You can fiddle with a preference in the phone and get all kinds of dire warnings about security, but it will let you install from another source if wanted.
"The best cut n paste UI of any mobile device."
That must mean cut and past on everything else is horrendous. I don't have an iPhone but I now have an iPod Touch and I use it around the home mostly for web stuff over Wi-Fi. Every once in awhile, when I am trying to scroll around on the display, the 'copy' mechanism kicks in and grabs some text instead. A minor annoyance and usually I can deselect it without hitting a hyperlink and Safari flitting off to some other web page.
Yesterday for the first time, I wanted to cut and past something. I've installed QuickOffice on the thing and I wanted to save some text from a web page.
Nothing that I could do, or figure out how to do, would trigger the 'capture text for copying' function that I've inadvertently triggered in the past.
That is NOT my definition of a good cut/paste user interface. There's nothing intuitive about it. I guess I should go out and find an O'Reilly manual for the iPhone OS. They publish the 'Missing Manual' series after all.
Apple's interface design decisions are always highly political and steeped in dogma. It's been that way since the launch of Macintosh.
It's good that you've stepped forward to be the spokesperson for 'the fanboys' Baselbrush... but this is developers.slashdot.org not your usual apple.slashdot.org. Don't you feel kinda out of place here??
I don't know anyone here in the US personally who gets by with their iPad/iPhone alone
That's because it has to be synced to iTunes before it will work. Once Apple drops that restriction, watch people start "get[ting] by with their iPad/iPhone alone". A lot of people in Japan, where homes are smaller due to exorbitant land values, already get buy with other models of phone alone.
Android probably never will go down that route, and as a result, no matter how successful Android phones become in the market, Android apps will never be as successful as iPhone apps.
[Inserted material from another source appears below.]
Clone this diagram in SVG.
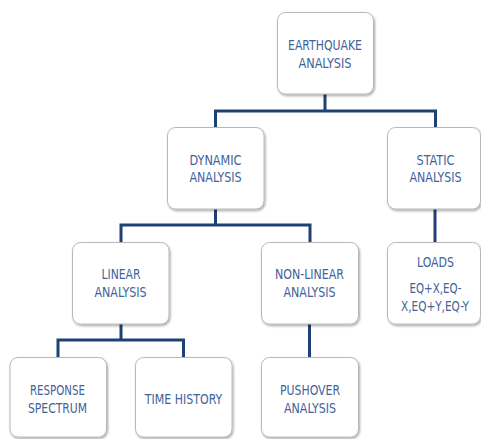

Do you have any idea what you're talking about? Apparently the reality-distortion field extends to Slashdot. Android phones are going to leave (are leaving) iPhone sales in the dust. Fragmentation is an issue, but that's no more a problem, when you get right down to it, than that faced by PC developers every day. And there is this thing called the "Android Market" where you can (yes, it's true!) buy applications! Amazing, isn't it, that someone was able to come up with something that's just as functional as an Apple product? More to the point, a developer can sign up for the market for the princely sum of $25, and the SDKs are free (yes, free.) None of Apple and Job's bullshit with non-disclosure agreements, limits on what tools you can use and, for me, the capper of suffering Apple's utterly drain-bamaged and developer-unfriendly approval process. Jobs is an arrogant ass who cannot be trusted who will cheerfully screw over an individual or company that wants to sell software for the iPhone, often for no readily-apparent reason. Frankly, Google has been pretty damned non-Evil when it comes to managing their Market, in how they treat both developers and users ... Apple has been decidedly otherwise. As a software developer, I want nothing whatsoever to do with Apple, Steve Jobs or an iAnything.
The higher the technology, the sharper that two-edged sword.
That's only because of the limited and artificial way in which 'monopoly' is defined'.
If apple computers were "PC-compatible" and could run all PC programs just as well as any Win7 box, then I'd say they can be judged in the same class. But that's not the case.
Apple's != PC's. Therefore, they should be judged as being in a separate container.
There are few or NO competitors to Apple in the OS-"x" (x={6,7,8...}) space.
There are no competitors to Apple in the "iphone-compatible" space. There are no other phones by other manufacturers, that can run iphone programs. When there ARE, then we would have 'competition'. But Apple is a monopoly in this space. As well as in the OS-x space.